Banks are not required by statute or regulation to conduct a periodic, such as annual, independent evaluation of their deposit compliance operations and neither are they required by statute or regulation to perform ongoing monitoring.

However, all banking regulatory agencies’ Compliance Examination Manuals (CEMs) address the need for both auditing and monitoring as elements of a sound Compliance Management System and many banks have been taken to the woodshed for not heeding this strong urging.

While there may be many similarities between the scope, work papers, findings, report writing and skill sets necessary to accomplish both tasks, there are also many differences. First, let’s start with the scope and frequency of a compliance audit – each will each be set by the Board or a Board designated committee while the scope of the compliance monitoring work will be determined by the business units and compliance department. Next, let’s discuss the party who will perform the actual work and their level of independence.
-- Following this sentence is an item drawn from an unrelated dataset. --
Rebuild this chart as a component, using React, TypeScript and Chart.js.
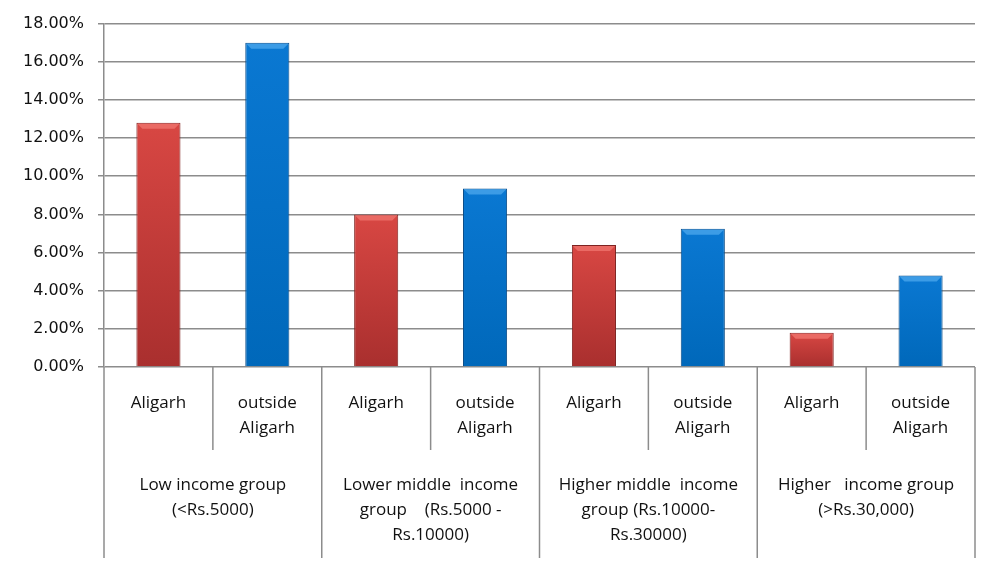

The audit will be conducted by a party independent from the business unit itself while the compliance monitoring may likely be completed by an employee of the business unit but who is not directly involved in the item being reviewed. Finally, the monitoring program will be proactive in nature, as its intended to identify deficiencies quickly, and is conducted on an ongoing, perhaps daily, basis while the audit is a reactive function which likely will take place on an annual basis.

Whether you choose to outsource all or part of your monitoring and auditing functions, this program will help you by providing necessary tools to do the job!
This two-hour program will address topics and related suggestions which may allow both your audit and/or monitoring personnel to better understand regulatory expectations along with industry best practices, and will include a discussion of resources and tools which should lead to more efficient and streamlined monitoring and auditing methodologies in line with regulatory expectations.

This is one of the very few programs which is intended for employees from all three lines of defense.

Banking regulatory agencies do not appreciate serving as a bank’s unpaid audit or monitoring personnel and, as such, expect all banks to have internal controls which will allow the bank to determine a pattern or practice of potential violations rather than reactively awaiting the findings from a regulatory examination at a much later date. The regulators expect banks to discover deficiencies and perform necessary corrective action(s), in a timely manner, for key consumer affairs laws and regulations that impact consumer deposit accounts.

This program will allow the bank to determine the differences in transactional testing methodologies between these two separate functions and the degree to which each of these parties relies upon transactional testing to support their conclusions. Comprehensive deposit audit and monitoring programs may result in reduced transactional testing by your regulator during an examination as your regulator may spend more of their time reviewing your monitoring process and validating your findings versus digging new holes. We will provide internal monitoring tools that will assist bank personnel in ensuring that each function has all the necessary resources with which to accomplish its necessary responsibilities.

Participants receive a detailed manual that serves as a valuable resource long after the conclusion of the program and was designed to serve as a vital resource in enhancing your bank’s deposit audit and monitoring programs.


Upon completion of the program participants understand regulatory expectations regarding:

  • Use of a periodic Compliance Risk Assessment as a base reference document in determining frequency, depth and scope of compliance audits and monitoring;
  • Factors influencing the timing and frequency of each function;
  • Transactional Testing processes and volume;
  • Sample selection methodology;
  • Work-paper Preparation and Report Writing;
  • Expectations regarding review of policies, procedures and processes;
  • Determination of patterns or practices vs isolated technical findings;
  • Risk rating of findings and which should be addressed in written reports versus deemed as isolated, technical violations not necessarily addressed in writing; and
  • Responses from Business Units or the Audit Committee and Corrective Action Processes.

The program is designed for Compliance Officers, Branch Administration, Deposit Operations, Senior Management, Auditors, and those employees in any of the business units who might be responsible for handling monitoring activities.